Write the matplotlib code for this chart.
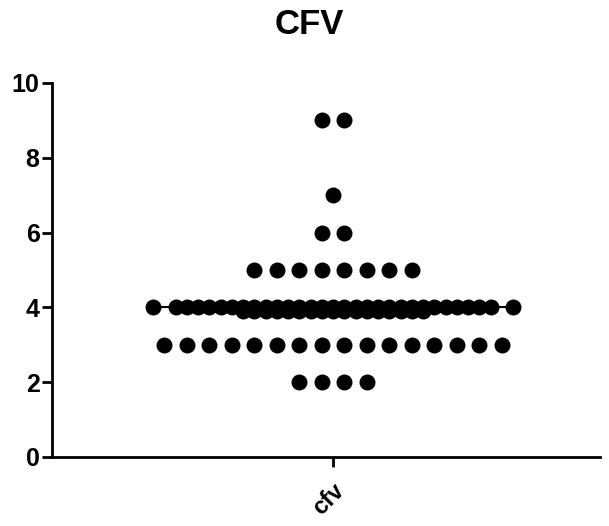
import numpy as np
import matplotlib
matplotlib.use("Agg")
import matplotlib.pyplot as plt

# ---- data ----
category = "cfv"
title = "CFV"
values = [2]*4 + [3]*16 + [4]*48 + [5]*8 + [6]*2 + [7]*1 + [9]*2
median_value = 4
yticks = [0, 2, 4, 6, 8, 10]

plt.rcParams['font.family'] = ['Liberation Sans', 'DejaVu Sans']
plt.rcParams['font.weight'] = 'bold'

fig = plt.figure(figsize=(6.09, 5.26), dpi=100)
W, H = 609, 526
ax = fig.add_axes([52/W, 1-457/H, (600-52)/W, (457-83)/H])

# layout (Prism-like scatter): x in pixel-like units around category centre
px = 400.0  # pixels per x unit
cx = 1.0
sp = 22.5 / px
row_max = 17

xs, ys = [], []
vals = np.array(values)
for v in sorted(set(values)):
    n = int((vals == v).sum())
    a = min(n, row_max)
    offs = (np.arange(a) - (a - 1) / 2) * sp
    xs += list(cx + offs); ys += [v] * a
    rem = n - a
    if rem > 0:
        b = min(rem, row_max - 3)
        offs = (np.arange(b) - (b - 1) / 2) * sp
        xs += list(cx + offs); ys += [v] * b
        rem -= b
    if rem > 0:
        offs = (np.arange(rem) - (rem - 1) / 2) * sp / 2
        xs += list(cx + offs); ys += [v - 0.1] * rem

ax.scatter(xs, ys, s=11.5**2, color='black', linewidths=0, zorder=3)
ax.plot([cx - 180/px, cx + 180/px], [median_value]*2, color='black', lw=1.5, zorder=2)

ax.set_xlim(cx - 281/px, cx + 267/px)
ax.set_ylim(0, 10)
ax.set_yticks(yticks)
ax.set_xticks([cx])
ax.set_xticklabels([category], rotation=45, ha='right', va='top',
                   rotation_mode='anchor', fontsize=17, fontweight='bold')
ax.set_yticklabels([str(t) for t in yticks], fontsize=18, fontweight='bold')
for s in ['top', 'right']:
    ax.spines[s].set_visible(False)
for s in ['left', 'bottom']:
    ax.spines[s].set_linewidth(2)
ax.tick_params(width=2, length=7, pad=2)
ax.tick_params(axis='x', pad=9)

fig.suptitle(title, x=309/W, y=1-8/H, va='top', fontsize=25, fontweight='bold')

fig.savefig('out.png', dpi=100)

══════════

_To be done_
Without including any pictures, print all of the material exactly as given.

_Solution for this task_
Write the matplotlib code for this chart.
import numpy as np
import matplotlib
matplotlib.use("Agg")
import matplotlib.pyplot as plt

# ---- data ----
category = "cfv"
title = "CFV"
values = [2]*4 + [3]*16 + [4]*48 + [5]*8 + [6]*2 + [7]*1 + [9]*2
median_value = 4
yticks = [0, 2, 4, 6, 8, 10]

plt.rcParams['font.family'] = ['Liberation Sans', 'DejaVu Sans']
plt.rcParams['font.weight'] = 'bold'

fig = plt.figure(figsize=(6.09, 5.26), dpi=100)
W, H = 609, 526
ax = fig.add_axes([52/W, 1-457/H, (600-52)/W, (457-83)/H])

# layout (Prism-like scatter): x in pixel-like units around category centre
px = 400.0  # pixels per x unit
cx = 1.0
sp = 22.5 / px
row_max = 17

xs, ys = [], []
vals = np.array(values)
for v in sorted(set(values)):
    n = int((vals == v).sum())
    a = min(n, row_max)
    offs = (np.arange(a) - (a - 1) / 2) * sp
    xs += list(cx + offs); ys += [v] * a
    rem = n - a
    if rem > 0:
        b = min(rem, row_max - 3)
        offs = (np.arange(b) - (b - 1) / 2) * sp
        xs += list(cx + offs); ys += [v] * b
        rem -= b
    if rem > 0:
        offs = (np.arange(rem) - (rem - 1) / 2) * sp / 2
        xs += list(cx + offs); ys += [v - 0.1] * rem

ax.scatter(xs, ys, s=11.5**2, color='black', linewidths=0, zorder=3)
ax.plot([cx - 180/px, cx + 180/px], [median_value]*2, color='black', lw=1.5, zorder=2)

ax.set_xlim(cx - 281/px, cx + 267/px)
ax.set_ylim(0, 10)
ax.set_yticks(yticks)
ax.set_xticks([cx])
ax.set_xticklabels([category], rotation=45, ha='right', va='top',
                   rotation_mode='anchor', fontsize=17, fontweight='bold')
ax.set_yticklabels([str(t) for t in yticks], fontsize=18, fontweight='bold')
for s in ['top', 'right']:
    ax.spines[s].set_visible(False)
for s in ['left', 'bottom']:
    ax.spines[s].set_linewidth(2)
ax.tick_params(width=2, length=7, pad=2)
ax.tick_params(axis='x', pad=9)

fig.suptitle(title, x=309/W, y=1-8/H, va='top', fontsize=25, fontweight='bold')

fig.savefig('out.png', dpi=100)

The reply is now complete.